-- Source data --

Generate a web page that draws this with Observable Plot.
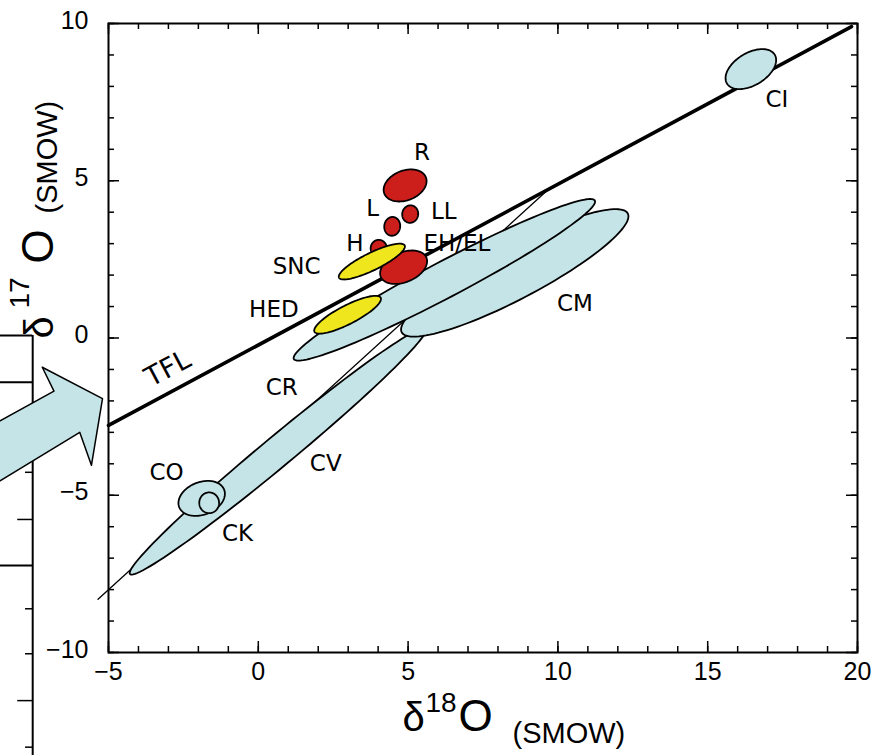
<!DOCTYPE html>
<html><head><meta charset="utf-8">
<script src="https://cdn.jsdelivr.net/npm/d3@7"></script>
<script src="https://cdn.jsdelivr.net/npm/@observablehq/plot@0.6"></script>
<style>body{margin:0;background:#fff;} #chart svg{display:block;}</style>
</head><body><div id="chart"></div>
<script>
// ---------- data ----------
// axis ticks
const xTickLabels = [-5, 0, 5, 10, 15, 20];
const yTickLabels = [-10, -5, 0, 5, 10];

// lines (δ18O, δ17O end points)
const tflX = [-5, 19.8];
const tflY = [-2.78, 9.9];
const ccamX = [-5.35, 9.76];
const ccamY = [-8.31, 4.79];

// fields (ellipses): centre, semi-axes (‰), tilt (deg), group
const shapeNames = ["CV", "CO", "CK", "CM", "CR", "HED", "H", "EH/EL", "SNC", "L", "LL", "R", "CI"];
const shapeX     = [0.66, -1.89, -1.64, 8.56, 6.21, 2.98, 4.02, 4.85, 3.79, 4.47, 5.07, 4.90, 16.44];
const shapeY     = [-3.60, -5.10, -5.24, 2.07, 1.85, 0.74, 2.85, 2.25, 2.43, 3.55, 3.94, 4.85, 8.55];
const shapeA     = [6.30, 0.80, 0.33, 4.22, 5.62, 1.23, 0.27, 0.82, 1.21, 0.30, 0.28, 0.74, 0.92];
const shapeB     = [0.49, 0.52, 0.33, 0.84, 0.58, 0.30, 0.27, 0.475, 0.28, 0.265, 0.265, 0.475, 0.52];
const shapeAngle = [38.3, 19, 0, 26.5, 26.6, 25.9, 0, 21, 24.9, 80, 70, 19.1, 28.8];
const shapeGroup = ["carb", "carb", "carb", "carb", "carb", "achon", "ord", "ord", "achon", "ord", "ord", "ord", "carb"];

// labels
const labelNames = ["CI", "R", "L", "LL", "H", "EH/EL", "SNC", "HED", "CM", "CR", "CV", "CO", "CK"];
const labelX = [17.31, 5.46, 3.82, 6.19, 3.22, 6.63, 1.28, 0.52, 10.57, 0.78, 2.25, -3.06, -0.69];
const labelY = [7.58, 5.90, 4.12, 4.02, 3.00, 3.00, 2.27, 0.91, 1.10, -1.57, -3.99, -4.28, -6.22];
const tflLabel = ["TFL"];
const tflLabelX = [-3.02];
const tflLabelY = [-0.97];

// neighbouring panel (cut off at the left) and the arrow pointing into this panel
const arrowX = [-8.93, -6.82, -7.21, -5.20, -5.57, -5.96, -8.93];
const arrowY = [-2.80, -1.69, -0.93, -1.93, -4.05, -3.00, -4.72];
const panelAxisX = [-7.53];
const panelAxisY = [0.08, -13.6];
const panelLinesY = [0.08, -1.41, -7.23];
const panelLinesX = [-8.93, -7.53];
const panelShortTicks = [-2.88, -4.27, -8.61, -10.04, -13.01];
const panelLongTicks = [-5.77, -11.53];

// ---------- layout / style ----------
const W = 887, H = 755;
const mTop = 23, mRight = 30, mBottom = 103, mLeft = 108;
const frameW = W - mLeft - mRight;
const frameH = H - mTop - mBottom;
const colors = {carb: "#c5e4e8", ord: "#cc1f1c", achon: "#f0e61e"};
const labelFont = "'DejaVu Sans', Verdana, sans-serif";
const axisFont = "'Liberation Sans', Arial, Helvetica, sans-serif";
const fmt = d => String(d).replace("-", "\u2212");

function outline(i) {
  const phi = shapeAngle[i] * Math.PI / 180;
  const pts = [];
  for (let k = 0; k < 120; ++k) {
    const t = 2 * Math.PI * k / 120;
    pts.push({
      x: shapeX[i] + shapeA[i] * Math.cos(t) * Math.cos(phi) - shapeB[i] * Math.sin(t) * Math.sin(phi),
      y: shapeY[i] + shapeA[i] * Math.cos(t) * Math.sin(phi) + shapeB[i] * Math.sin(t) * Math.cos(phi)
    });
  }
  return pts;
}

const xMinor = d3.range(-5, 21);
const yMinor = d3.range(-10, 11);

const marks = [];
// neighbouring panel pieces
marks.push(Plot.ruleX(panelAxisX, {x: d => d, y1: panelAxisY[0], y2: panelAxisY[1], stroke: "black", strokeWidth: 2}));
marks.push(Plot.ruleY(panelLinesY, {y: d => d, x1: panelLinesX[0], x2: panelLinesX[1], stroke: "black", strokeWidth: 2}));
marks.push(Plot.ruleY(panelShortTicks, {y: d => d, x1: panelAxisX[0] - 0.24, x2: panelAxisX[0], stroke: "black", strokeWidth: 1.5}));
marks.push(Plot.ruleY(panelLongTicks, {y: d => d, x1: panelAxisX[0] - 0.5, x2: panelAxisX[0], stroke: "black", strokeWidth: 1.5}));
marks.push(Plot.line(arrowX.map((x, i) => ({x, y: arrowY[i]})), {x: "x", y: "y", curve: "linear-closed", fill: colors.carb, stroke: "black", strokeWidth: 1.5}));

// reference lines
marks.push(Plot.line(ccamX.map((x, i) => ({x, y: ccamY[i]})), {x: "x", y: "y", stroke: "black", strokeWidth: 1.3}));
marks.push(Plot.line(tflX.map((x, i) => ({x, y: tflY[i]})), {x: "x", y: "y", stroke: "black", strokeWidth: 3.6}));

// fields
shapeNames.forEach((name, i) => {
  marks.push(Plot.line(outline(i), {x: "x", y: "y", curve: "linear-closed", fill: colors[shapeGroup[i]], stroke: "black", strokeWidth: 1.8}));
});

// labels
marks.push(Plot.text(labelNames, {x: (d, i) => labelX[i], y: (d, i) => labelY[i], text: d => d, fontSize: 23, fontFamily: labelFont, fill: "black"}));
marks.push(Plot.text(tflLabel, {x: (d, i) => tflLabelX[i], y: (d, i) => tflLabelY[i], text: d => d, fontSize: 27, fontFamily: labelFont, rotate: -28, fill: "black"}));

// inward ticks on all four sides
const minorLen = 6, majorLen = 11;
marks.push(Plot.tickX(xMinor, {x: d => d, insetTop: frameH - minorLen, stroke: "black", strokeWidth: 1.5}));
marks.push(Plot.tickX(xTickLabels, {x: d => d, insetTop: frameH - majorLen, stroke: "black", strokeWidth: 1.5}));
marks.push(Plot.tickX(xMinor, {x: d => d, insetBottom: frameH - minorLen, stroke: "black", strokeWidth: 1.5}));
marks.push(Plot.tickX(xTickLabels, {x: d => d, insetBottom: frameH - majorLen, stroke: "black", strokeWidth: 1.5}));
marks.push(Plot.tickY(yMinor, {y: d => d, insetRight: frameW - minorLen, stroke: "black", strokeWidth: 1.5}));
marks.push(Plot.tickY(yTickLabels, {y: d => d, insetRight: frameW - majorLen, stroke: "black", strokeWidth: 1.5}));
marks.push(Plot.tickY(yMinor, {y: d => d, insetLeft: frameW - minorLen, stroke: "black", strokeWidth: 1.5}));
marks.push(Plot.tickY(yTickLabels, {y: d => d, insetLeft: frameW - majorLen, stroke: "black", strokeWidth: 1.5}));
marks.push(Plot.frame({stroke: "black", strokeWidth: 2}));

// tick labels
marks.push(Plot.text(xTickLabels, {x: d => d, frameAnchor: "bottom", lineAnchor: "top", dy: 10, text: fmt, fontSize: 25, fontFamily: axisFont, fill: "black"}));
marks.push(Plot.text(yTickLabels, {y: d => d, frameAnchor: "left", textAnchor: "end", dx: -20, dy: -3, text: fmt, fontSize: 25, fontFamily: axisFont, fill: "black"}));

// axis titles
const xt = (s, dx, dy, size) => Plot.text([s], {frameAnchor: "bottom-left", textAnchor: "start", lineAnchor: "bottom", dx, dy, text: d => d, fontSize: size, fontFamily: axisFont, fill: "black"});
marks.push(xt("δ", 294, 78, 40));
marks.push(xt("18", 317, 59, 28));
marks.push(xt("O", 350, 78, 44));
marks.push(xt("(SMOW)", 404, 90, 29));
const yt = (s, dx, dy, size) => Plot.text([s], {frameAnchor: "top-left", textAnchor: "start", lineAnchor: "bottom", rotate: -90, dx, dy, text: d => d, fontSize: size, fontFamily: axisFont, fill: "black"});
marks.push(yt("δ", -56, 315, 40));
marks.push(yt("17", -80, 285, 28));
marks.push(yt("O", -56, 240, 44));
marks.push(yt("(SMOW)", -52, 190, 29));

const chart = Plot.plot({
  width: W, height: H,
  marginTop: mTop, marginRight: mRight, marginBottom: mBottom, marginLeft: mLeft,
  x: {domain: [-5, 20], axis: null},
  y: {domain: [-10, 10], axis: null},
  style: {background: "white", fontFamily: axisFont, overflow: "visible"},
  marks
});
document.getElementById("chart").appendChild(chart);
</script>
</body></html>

-- Exercise aim --
Pictures stay out. Repeat only the lines from the beginning of the data through the line that has "const ccamY = [-8.31, 4.79];".

-- Solution below --
Generate a web page that draws this with Observable Plot.
<!DOCTYPE html>
<html><head><meta charset="utf-8">
<script src="https://cdn.jsdelivr.net/npm/d3@7"></script>
<script src="https://cdn.jsdelivr.net/npm/@observablehq/plot@0.6"></script>
<style>body{margin:0;background:#fff;} #chart svg{display:block;}</style>
</head><body><div id="chart"></div>
<script>
// ---------- data ----------
// axis ticks
const xTickLabels = [-5, 0, 5, 10, 15, 20];
const yTickLabels = [-10, -5, 0, 5, 10];

// lines (δ18O, δ17O end points)
const tflX = [-5, 19.8];
const tflY = [-2.78, 9.9];
const ccamX = [-5.35, 9.76];
const ccamY = [-8.31, 4.79];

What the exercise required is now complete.